Tohoku Electric Power Co. said Thursday it will scrap the idled No. 1 unit at its Onagawa nuclear power plant in Miyagi Prefecture, more than 30 years after it started operations.
The company cited difficulties in taking additional safety measures as well as the relatively small output of the reactor that made it unprofitable.
Tohoku Electric President Hiroya Harada conveyed its decision to Miyagi Gov. Yoshihiro Murai.
"We decided to decommission (the reactor) at a board meeting today. We took into consideration technical restrictions associated with additional safety measures, output and the years in use," Harada said when the two met at the prefectural government office.
Having entered into operation in June 1984, the boiling water reactor with an output of 524,000 kilowatts is the oldest among four units of the utility.

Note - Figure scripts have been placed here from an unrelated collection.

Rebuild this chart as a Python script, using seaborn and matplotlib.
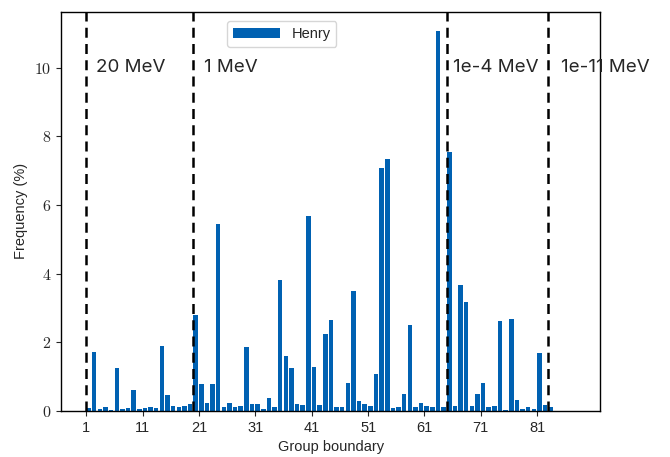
import matplotlib
matplotlib.use("Agg")
import matplotlib.pyplot as plt
import seaborn as sns
import pandas as pd
import numpy as np
from matplotlib.ticker import FuncFormatter

# Frequency (%) per energy group
groups = list(range(1, 84))
frequency = [
    0.08, 1.71, 0.05, 0.10, 0.03, 1.24, 0.05, 0.08, 0.60, 0.05,
    0.08, 0.11, 0.08, 1.90, 0.46, 0.15, 0.11, 0.13, 0.20, 2.78,
    0.79, 0.23, 0.79, 5.45, 0.10, 0.23, 0.11, 0.15, 1.87, 0.20,
    0.20, 0.06, 0.38, 0.10, 3.82, 1.60, 1.25, 0.20, 0.18, 5.68,
    1.28, 0.18, 2.24, 2.65, 0.10, 0.11, 0.81, 3.50, 0.28, 0.20,
    0.15, 1.07, 7.09, 7.34, 0.07, 0.10, 0.50, 2.50, 0.11, 0.22,
    0.15, 0.11, 11.08, 0.11, 7.56, 0.15, 3.67, 3.16, 0.15, 0.50,
    0.81, 0.10, 0.15, 2.63, 0.02, 2.67, 0.31, 0.05, 0.10, 0.06,
    1.68, 0.18, 0.10,
]

# Energy boundaries marked with dashed lines
boundary_groups = [1, 20, 65, 83]
boundary_labels = ["20 MeV", "1 MeV", "1e-4 MeV", "1e-11 MeV"]
label_x = [2.7, 21.9, 66.0, 85.3]
xtick_values = [1, 11, 21, 31, 41, 51, 61, 71, 81]

sns.set_style("ticks")
plt.rcParams["font.family"] = ["Liberation Sans", "DejaVu Sans"]
plt.rcParams["mathtext.fontset"] = "cm"

df = pd.DataFrame({"group": groups, "frequency": frequency})
# bars are edge-aligned on the group boundary
df["center"] = df["group"] + 0.4

fig, ax = plt.subplots(figsize=(6.7, 4.57), dpi=100)
fig.subplots_adjust(left=0.091, right=0.896, top=0.974, bottom=0.101)

sns.barplot(
    data=df, x="center", y="frequency", native_scale=True, width=0.8,
    color="#0061b2", saturation=1, linewidth=0, errorbar=None,
    label="Henry", ax=ax,
)

for xb in boundary_groups:
    ax.axvline(xb, color="black", linestyle=(0, (4, 2.5)), linewidth=1.8, zorder=3)

for xt, txt in zip(label_x, boundary_labels):
    ax.text(xt, 10, txt, fontsize=13.5, va="center", ha="left",
            family=["Inter", "DejaVu Sans"])

ax.set_xlim(-3.5, 92.2)
ax.set_ylim(0, 11.63)
ax.set_xticks(xtick_values)
ax.set_xticklabels([str(v) for v in xtick_values], fontsize=10.5)
ax.set_yticks([0, 2, 4, 6, 8, 10])
ax.yaxis.set_major_formatter(FuncFormatter(lambda v, p: f"${v:g}$"))
ax.tick_params(axis="y", labelsize=11.5)
ax.set_xlabel("Group boundary", fontsize=10.5)
ax.set_ylabel("Frequency (%)", fontsize=10.5)

for s in ax.spines.values():
    s.set_visible(True)
    s.set_linewidth(1.0)
    s.set_color("black")

ax.legend(loc="upper left", bbox_to_anchor=(0.295, 0.995), fontsize=10.5,
          frameon=True, handlelength=3.2)

fig.savefig("out.png", dpi=100)
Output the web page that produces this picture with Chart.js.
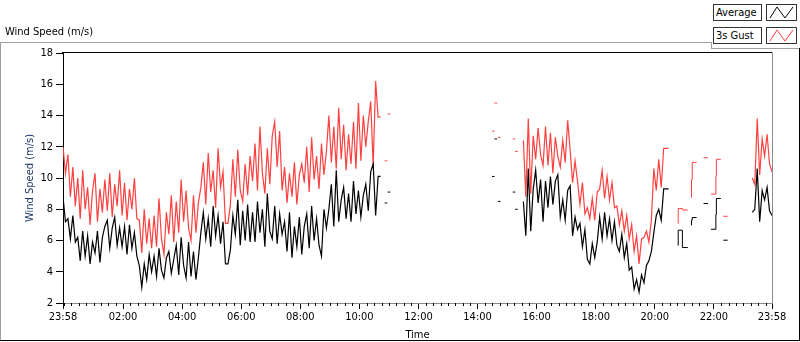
<!DOCTYPE html>
<html>
<head>
<meta charset="utf-8">
<title>Wind Speed</title>
<script src="https://cdn.jsdelivr.net/npm/chart.js@4.4.1/dist/chart.umd.min.js"></script>
<style>
  html, body { margin: 0; padding: 0; background: #fff; }
  #wrap { position: relative; width: 800px; height: 342px; overflow: hidden;
          font-family: "DejaVu Sans Condensed", "DejaVu Sans", sans-serif; font-size: 11px; color: #000; }
  .ln { position: absolute; }
  #chart { position: absolute; left: 0; top: 0; }
  .caption { position: absolute; left: 5px; top: 25px; line-height: 14px; white-space: nowrap; }
  .lg-text { position: absolute; left: 713px; width: 49px; height: 17px; border: 1px solid #333;
             background: #fff; line-height: 16px; padding-left: 2px; box-sizing: border-box; white-space: nowrap; }
  .lg-icon { position: absolute; left: 766px; width: 31px; height: 17px; border: 1px solid #333;
             background: #fff; box-sizing: border-box; }
</style>
</head>
<body>
<div id="wrap">
  <!-- outer LabVIEW style frame -->
  <div class="ln" style="left:0;top:42px;width:712px;height:1px;background:#a0a0a0"></div>
  <div class="ln" style="left:711px;top:42px;width:1px;height:7px;background:#a0a0a0"></div>
  <div class="ln" style="left:711px;top:48px;width:89px;height:1px;background:#a0a0a0"></div>
  <div class="ln" style="left:0;top:42px;width:1px;height:299px;background:#a0a0a0"></div>
  <div class="ln" style="left:0;top:340px;width:800px;height:1px;background:#000"></div>
  <div class="ln" style="left:799px;top:48px;width:1px;height:293px;background:#000"></div>

  <canvas id="chart" width="800" height="342"></canvas>

  <div class="caption">Wind Speed (m/s)</div>

  <div class="lg-text" style="top:4px">Average</div>
  <div class="lg-icon" style="top:4px">
    <svg width="29" height="15"><polyline points="3,13 10,2 18,13 26,2" fill="none" stroke="#000" stroke-width="1"/></svg>
  </div>
  <div class="lg-text" style="top:27px">3s Gust</div>
  <div class="lg-icon" style="top:27px">
    <svg width="29" height="15"><polyline points="3,13 10,2 18,13 26,2" fill="none" stroke="#ff4040" stroke-width="1"/></svg>
  </div>
</div>

<script>
// x values are minutes after 23:58, samples logged every 5 min
const STEP = 5;

const tickMinutes = [0, 122, 242, 362, 482, 602, 722, 842, 962, 1082, 1202, 1322, 1440];
const timeLabels = ['23:58', '02:00', '04:00', '06:00', '08:00', '10:00', '12:00',
                    '14:00', '16:00', '18:00', '20:00', '22:00', '23:58'];

// 23:58 - 10:43
const avgNight = [
  8.8, 7.2, 7.4, 6.1, 7.6, 5.9, 6.2, 4.7, 6.6, 5.0, 6.3, 4.5, 5.9,
  5.2, 6.6, 4.6, 6.2, 6.9, 7.3, 5.5, 6.8, 7.5, 5.7, 6.8,
  5.6, 6.9, 5.1, 7.0, 5.5, 6.5, 5.0, 4.4, 3.0, 4.5, 3.5, 5.1, 4.0,
  5.0, 3.7, 5.5, 4.1, 3.6, 4.9, 5.3, 3.9, 4.8, 5.7, 3.8, 6.2, 4.4, 3.6, 5.9,
  3.7, 5.3, 3.5, 4.9, 6.5, 7.8, 6.1, 7.4, 5.6, 8.2, 6.3, 7.6, 5.8, 7.2,
  4.5, 4.5, 5.4, 7.6, 6.4, 8.6, 5.7, 7.9, 6.0, 8.3, 5.9,
  7.8, 5.9, 8.5, 6.5, 8.0, 5.6, 9.0, 6.6, 6.1, 8.2, 5.8, 7.7, 6.4,
  7.2, 5.3, 7.8, 4.9, 6.9, 5.6, 7.5, 5.1,
  6.9, 7.7, 5.5, 8.2, 6.0, 7.4, 5.7, 5.0, 8.0, 6.8,
  8.0, 9.6, 6.9, 10.5, 7.2,
  8.6, 9.4, 7.4, 9.0, 7.2, 9.8, 7.7, 9.2, 7.5, 8.9,
  9.6, 7.9, 10.4, 10.9, 7.6, 10.1, 10.1
];
const gustNight = [
  12.0, 10.3, 11.5, 8.8, 10.7, 8.2, 10.0, 7.4, 10.5, 8.0, 9.4, 7.0, 9.2,
  10.3, 7.2, 9.3, 7.8, 9.9, 7.9, 10.3, 7.5, 9.6, 8.2, 10.5,
  7.6, 9.7, 7.3, 9.3, 8.0, 10.0, 7.4, 7.3, 5.2, 8.0, 5.8, 7.4, 5.5,
  7.6, 5.6, 8.7, 6.1, 5.1, 7.8, 6.4, 8.9, 5.9, 8.5, 6.5, 9.9, 7.2, 9.2, 6.8,
  6.0, 8.9, 6.5, 8.4, 9.4, 11.0, 8.3, 11.6, 9.1, 10.5, 8.1, 11.9, 9.4, 10.4,
  7.1, 7.1, 8.3, 11.2, 8.8, 11.8, 9.2, 8.5, 10.9, 8.9, 11.4,
  9.8, 12.2, 9.2, 13.3, 10.3, 9.0, 11.9, 9.6, 12.7, 13.6, 10.7, 13.0, 9.2,
  10.7, 8.4, 10.3, 8.8, 11.0, 8.3, 10.2, 10.9,
  9.7, 12.0, 9.1, 12.6, 9.9, 11.4, 9.3, 12.2, 10.2, 11.7,
  14.0, 11.0, 13.3, 10.6, 14.5,
  11.2, 13.4, 10.5, 12.8, 10.9, 13.6, 10.6, 14.8, 11.1, 14.0,
  12.0, 13.6, 14.9, 10.8, 16.2, 13.9, 13.9
];

// 15:33 - 20:28
const avgEvening = [
  8.5, 6.3, 10.6, 6.6, 9.3, 10.5, 8.4, 9.9, 7.2,
  9.8, 8.1, 10.1, 8.3, 9.8, 10.2, 7.5, 8.6, 7.3, 9.2, 9.5,
  6.3, 7.5, 6.7, 7.1, 5.6, 6.7, 4.8, 4.5, 5.8, 4.9, 5.9,
  7.5, 6.1, 7.8, 6.3, 7.4, 6.0, 7.2, 5.7, 5.3, 6.4,
  4.9, 5.8, 4.1, 4.3, 2.9, 3.5, 2.7, 3.8, 3.3, 4.4,
  4.7, 5.3, 6.5, 7.6, 8.0, 7.3, 9.3, 9.3, 9.3
];
const gustEvening = [
  12.4, 8.8, 13.8, 9.0, 12.7, 11.2, 13.2, 11.5, 10.8,
  13.3, 10.8, 12.9, 10.3, 12.6, 11.4, 10.7, 12.4, 11.0, 13.7, 11.8,
  9.7, 11.1, 9.8, 8.3, 9.7, 7.7, 8.1, 7.4, 8.7, 7.3, 9.1,
  9.3, 10.5, 8.7, 10.1, 8.6, 9.7, 8.1, 8.2, 7.0, 7.9,
  6.6, 7.6, 6.1, 7.0, 5.3, 6.3, 4.5, 6.1, 6.2, 6.6,
  5.9, 7.3, 10.6, 9.2, 11.2, 9.4, 11.9, 11.9, 11.9
];

// 23:18 - 23:58
const avgLate = [7.8, 8.0, 10.6, 7.2, 9.2, 8.6, 9.4, 7.9, 7.6];
const gustLate = [10.0, 9.6, 13.8, 10.2, 12.5, 11.4, 12.8, 10.9, 10.4];

// odd readings inside the logging gaps (null = break)
const spotMinutes = [656, 659, 662, 700, 874, 876, 879, 882, 886, 900, 916, 918, 921,
                     1240, 1248.5, 1249.5, 1258, 1269, 1272, 1276, 1276.5, 1278, 1287, 1294,
                     1301, 1310, 1313, 1316, 1326, 1327, 1336, 1338, 1341, 1350];
const spotAvg = [8.4, null, 9.1, null, 10.1, null, 12.5, null, 8.5, null, 9.1, null, 8.0,
                 null, 5.7, 6.66, 5.55, 5.55, null, 6.98, 7.3, 7.47, 7.47, null,
                 8.37, 8.37, null, 6.72, 7.66, 8.69, 8.69, null, 6.02, 6.02];
const spotGust = [11.1, null, 14.1, null, 13.0, null, 14.8, null, 12.6, null, 12.5, null, 11.7,
                  null, 7.1, 8.05, 7.95, 7.95, null, 8.75, 9.9, 11.0, 11.0, null,
                  11.3, 11.3, null, 8.97, 10.1, 11.2, 11.2, null, 7.55, 7.55];

const AVG_COLOR = '#000000';
const GUST_COLOR = '#ff4040';

function segment(start, values) {
  return values.map((v, i) => ({ x: start + i * STEP, y: v }));
}
function series(night, evening, late) {
  return [
    ...segment(0, night), { x: 652, y: null },
    ...segment(935, evening), { x: 1232, y: null },
    ...segment(1400, late)
  ];
}
function spots(values) {
  return spotMinutes.map((m, i) => ({ x: m, y: values[i] }));
}
function isolated(values) {
  return ctx => {
    const i = ctx.dataIndex;
    return values[i] != null && values[i - 1] == null && values[i + 1] == null ? 1.3 : 0;
  };
}

const minorTicks = {
  id: 'minorTicks',
  afterDraw(chart) {
    const { ctx, chartArea } = chart;
    const x = chart.scales.x;
    ctx.save();
    ctx.lineWidth = 1;
    ctx.strokeStyle = '#000';
    ctx.beginPath();
    for (let m = 2; m < 1440; m += 15) {
      if (tickMinutes.includes(m)) continue;
      const px = Math.round(x.getPixelForValue(m)) + 0.5;
      ctx.moveTo(px, x.top);
      ctx.lineTo(px, x.top + 3);
    }
    ctx.stroke();
    // top and right edges of the plot
    ctx.beginPath();
    ctx.moveTo(chartArea.left - 1, 52.5);
    ctx.lineTo(chartArea.right, 52.5);
    ctx.stroke();
    ctx.strokeStyle = '#8c8c8c';
    ctx.beginPath();
    ctx.moveTo(Math.round(chartArea.right) + 0.5, 52);
    ctx.lineTo(Math.round(chartArea.right) + 0.5, chartArea.bottom);
    ctx.stroke();
    ctx.restore();
  }
};

Chart.defaults.font.family = '"DejaVu Sans Condensed", "DejaVu Sans", sans-serif';
Chart.defaults.font.size = 11;
Chart.defaults.color = '#000';

new Chart(document.getElementById('chart'), {
  type: 'line',
  data: {
    datasets: [
      { label: 'Average', data: series(avgNight, avgEvening, avgLate),
        borderColor: AVG_COLOR, borderWidth: 1.2, pointRadius: 0 },
      { label: 'Average spots', data: spots(spotAvg),
        borderColor: AVG_COLOR, borderWidth: 1, stepped: true,
        pointStyle: 'line', pointBorderColor: AVG_COLOR, pointBorderWidth: 1,
        pointRadius: isolated(spotAvg) },
      { label: '3s Gust', data: series(gustNight, gustEvening, gustLate),
        borderColor: GUST_COLOR, borderWidth: 1.2, pointRadius: 0 },
      { label: '3s Gust spots', data: spots(spotGust),
        borderColor: GUST_COLOR, borderWidth: 1, stepped: true,
        pointStyle: 'line', pointBorderColor: GUST_COLOR, pointBorderWidth: 1,
        pointRadius: isolated(spotGust) }
    ]
  },
  options: {
    responsive: false,
    animation: false,
    events: [],
    spanGaps: false,
    layout: { padding: { left: 0, right: 28, top: 53, bottom: 0 } },
    plugins: { legend: { display: false }, tooltip: { enabled: false } },
    scales: {
      x: {
        type: 'linear',
        min: 0,
        max: 1440,
        afterBuildTicks: scale => { scale.ticks = tickMinutes.map(v => ({ value: v })); },
        afterFit: scale => { scale.height = 39; },
        ticks: {
          autoSkip: false,
          maxRotation: 0,
          padding: 2,
          callback: (value, index) => timeLabels[index]
        },
        grid: { drawOnChartArea: false, tickLength: 6, color: '#000' },
        border: { color: '#8c8c8c' },
        title: { display: true, text: 'Time', padding: { top: 0, bottom: 0 } }
      },
      y: {
        min: 2,
        max: 18,
        afterFit: scale => { scale.width = 63; },
        ticks: { stepSize: 2, padding: 3 },
        grid: { drawOnChartArea: false, tickLength: 7, color: '#000' },
        border: { color: '#000' },
        title: { display: true, text: 'Wind Speed (m/s)', color: '#1a3668', padding: { top: 24, bottom: 0 } }
      }
    }
  },
  plugins: [minorTicks]
});
</script>
</body>
</html>
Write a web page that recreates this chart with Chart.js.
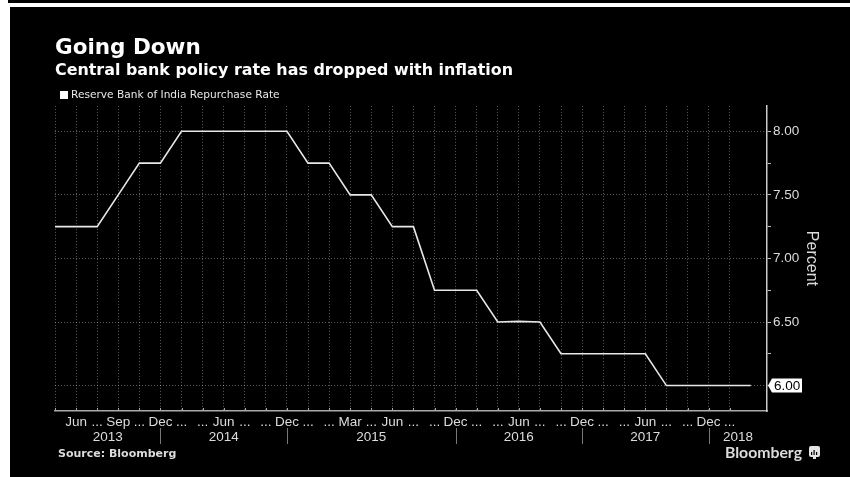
<!DOCTYPE html>
<html>
<head>
<meta charset="utf-8">
<script src="https://cdn.jsdelivr.net/npm/chart.js@4/dist/chart.umd.min.js"></script>
<style>
  html, body { margin: 0; padding: 0; background: #fff; overflow: hidden; }
  body { width: 850px; height: 477px; position: relative; }
  #topBand { position: absolute; left: 8px; top: 0; width: 842px; height: 3px; background: #000; }
  #panel { position: absolute; left: 10px; top: 7px; width: 840px; height: 470px; background: #000; }
</style>
</head>
<body>
<div id="topBand"></div>
<div id="panel"><canvas id="rateChart" width="840" height="470"></canvas></div>
<script>
// Repo rate, one value per axis slot
const rateValues = [7.25, 7.25, 7.25, 7.5, 7.75, 7.75, 8, 8, 8, 8, 8, 8, 7.75, 7.75, 7.5, 7.5, 7.25, 7.25,
    6.75, 6.75, 6.75, 6.5, 6.505, 6.5, 6.25, 6.25, 6.25, 6.25, 6.25, 6, 6, 6, 6, 6];
const tickLabels = ['', 'Jun', '...', 'Sep', '...', 'Dec', '...', '...', 'Jun', '...', '...', 'Dec', '...', '...',
    'Mar', '...', 'Jun', '...', '...', 'Dec', '...', '...', 'Jun', '...', '...', 'Dec', '...', '...', 'Jun', '...',
    '...', 'Dec', '...', ''];
const yearLabels = ['2013', '2014', '2015', '2016', '2017', '2018'];
const yearCenters = [2.5, 8, 15, 22, 28, 32.4];
const yearBreaks = [5, 11, 19, 25, 31];

const FONT = '"DejaVu Sans"';
const AXIS_FONT = '"Liberation Sans"';
const TEXT = '#dcdcdc';
const GRID = 'rgba(255,255,255,0.36)';

// Legend key, year row, separators, value flag and footer text
const extrasPlugin = {
    id: 'extras',
    afterDraw(chart) {
        const { ctx, scales: { x, y } } = chart;
        const base = y.bottom;
        ctx.save();

        // legend sits tight above the plot, so it is placed by hand
        ctx.fillStyle = '#fff';
        ctx.fillRect(50, 84, 8, 8);
        ctx.fillStyle = '#e8e8e8';
        ctx.font = '10.6px ' + FONT;
        ctx.textBaseline = 'middle';
        ctx.fillText(chart.data.datasets[0].label, 61, 88.5);

        // x tick marks point up into the plot
        ctx.strokeStyle = '#aaa';
        ctx.lineWidth = 1;
        x.ticks.forEach(t => {
            if (t.value >= 33) return;
            const px = Math.round(x.getPixelForValue(t.value)) + 0.5;
            ctx.beginPath();
            ctx.moveTo(px, base - 3);
            ctx.lineTo(px, base);
            ctx.stroke();
        });

        ctx.strokeStyle = '#777';
        yearBreaks.forEach(b => {
            const px = Math.round(x.getPixelForValue(b)) + 0.5;
            ctx.beginPath();
            ctx.moveTo(px, base + 17);
            ctx.lineTo(px, base + 33);
            ctx.stroke();
        });

        ctx.fillStyle = TEXT;
        ctx.font = '13.5px ' + AXIS_FONT;
        ctx.textAlign = 'center';
        yearLabels.forEach((label, i) => {
            ctx.fillText(label, x.getPixelForValue(yearCenters[i]), base + 26.5);
        });

        // flag with the latest value on the right axis
        const last = rateValues[rateValues.length - 1];
        const ly = y.getPixelForValue(last);
        const ax = x.right + 1;
        ctx.fillStyle = '#fff';
        ctx.beginPath();
        ctx.moveTo(ax, ly);
        ctx.lineTo(ax + 4, ly - 7);
        ctx.lineTo(ax + 34, ly - 7);
        ctx.lineTo(ax + 34, ly + 7);
        ctx.lineTo(ax + 4, ly + 7);
        ctx.closePath();
        ctx.fill();
        ctx.fillStyle = '#000';
        ctx.textAlign = 'left';
        ctx.fillText(last.toFixed(2), ax + 6, ly + 0.5);

        // source line
        ctx.fillStyle = TEXT;
        ctx.font = 'bold 11px ' + FONT;
        ctx.fillText('Source: Bloomberg', 48, 447);

        // wordmark and its small bubble icon
        ctx.font = 'bold 15.8px Lato';
        ctx.textAlign = 'right';
        ctx.fillText('Bloomberg', 792, 446);
        ctx.fillStyle = '#e4e4e4';
        ctx.beginPath();
        ctx.roundRect(799, 439, 11, 11, 2);
        ctx.fill();
        ctx.fillRect(803, 450, 3, 2);
        ctx.fillStyle = '#000';
        [[801, 3], [803.5, 5], [806, 3]].forEach(([bx, h]) => ctx.fillRect(bx, 448 - h, 1.2, h));
        ctx.restore();
    }
};

new Chart(document.getElementById('rateChart'), {
    type: 'line',
    data: {
        datasets: [{
            label: 'Reserve Bank of India Repurchase Rate',
            data: rateValues.map((v, i) => ({ x: i, y: v })),
            borderColor: '#e8e8e8',
            borderWidth: 1.6,
            pointRadius: 0,
            tension: 0
        }]
    },
    options: {
        responsive: false,
        animation: false,
        layout: { padding: { left: 45, top: 0, right: 0, bottom: 0 } },
        plugins: {
            title: {
                display: true,
                text: 'Going Down',
                align: 'start',
                color: '#fff',
                font: { family: FONT, size: 21.5, weight: 'bold' },
                padding: { top: 29, bottom: 0 }
            },
            subtitle: {
                display: true,
                text: 'Central bank policy rate has dropped with inflation',
                align: 'start',
                color: '#fff',
                font: { family: FONT, size: 15.9, weight: 'bold' },
                padding: { top: 0, bottom: 25 }
            },
            legend: { display: false },
            tooltip: { enabled: false }
        },
        scales: {
            x: {
                type: 'linear',
                min: 0,
                max: 33.77,
                grid: {
                    color: c => (c.tick && c.tick.value < 33 ? GRID : 'transparent'),
                    drawTicks: false
                },
                border: { color: '#aaa', width: 1.5, dash: [1, 2] },
                ticks: {
                    stepSize: 1,
                    autoSkip: false,
                    includeBounds: false,
                    maxRotation: 0,
                    padding: 3,
                    color: TEXT,
                    font: { family: AXIS_FONT, size: 13.5 },
                    callback: v => tickLabels[v] ?? ''
                },
                afterFit(scale) { scale.height = 66; }
            },
            y: {
                position: 'right',
                min: 5.8,
                max: 8.2,
                grid: {
                    color: c => (c.tick && c.tick.value % 0.5 === 0 ? GRID : 'transparent'),
                    tickColor: '#bbb',
                    tickBorderDash: [],
                    tickLength: 4
                },
                border: { color: '#ccc', width: 1.5, dash: [1, 2] },
                title: {
                    display: true,
                    text: 'Percent',
                    color: TEXT,
                    font: { family: AXIS_FONT, size: 16 },
                    padding: { top: 29, bottom: 0 }
                },
                ticks: {
                    stepSize: 0.25,
                    includeBounds: false,
                    padding: 2,
                    color: TEXT,
                    font: { family: AXIS_FONT, size: 13.5 },
                    callback: v => (v % 0.5 === 0 && v !== rateValues[rateValues.length - 1] ? v.toFixed(2) : '')
                },
                afterFit(scale) { scale.width = 83; }
            }
        }
    },
    plugins: [extrasPlugin]
});
</script>
</body>
</html>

Under stricter post-Fukushima safety standards, reactors are, in principle, not allowed to operate for more than 40 years.
Harada told a news conference on Sept. 27 that he would take into account the need for a stable power supply and economic aspects in deciding whether to restart the No. 1 unit or decommission it.
The basement floors of the Onagawa plant's No. 2 unit were flooded in the March 2011 earthquake and tsunami disaster. The company is building a 29-meter-high sea wall to guard the complex.
Tohoku Electric aims to resume operations of the No. 2 unit at the Onagawa plant in fiscal 2020 at the earliest. The Nuclear Regulation Authority, the country's nuclear watchdog, has been screening its safety measures.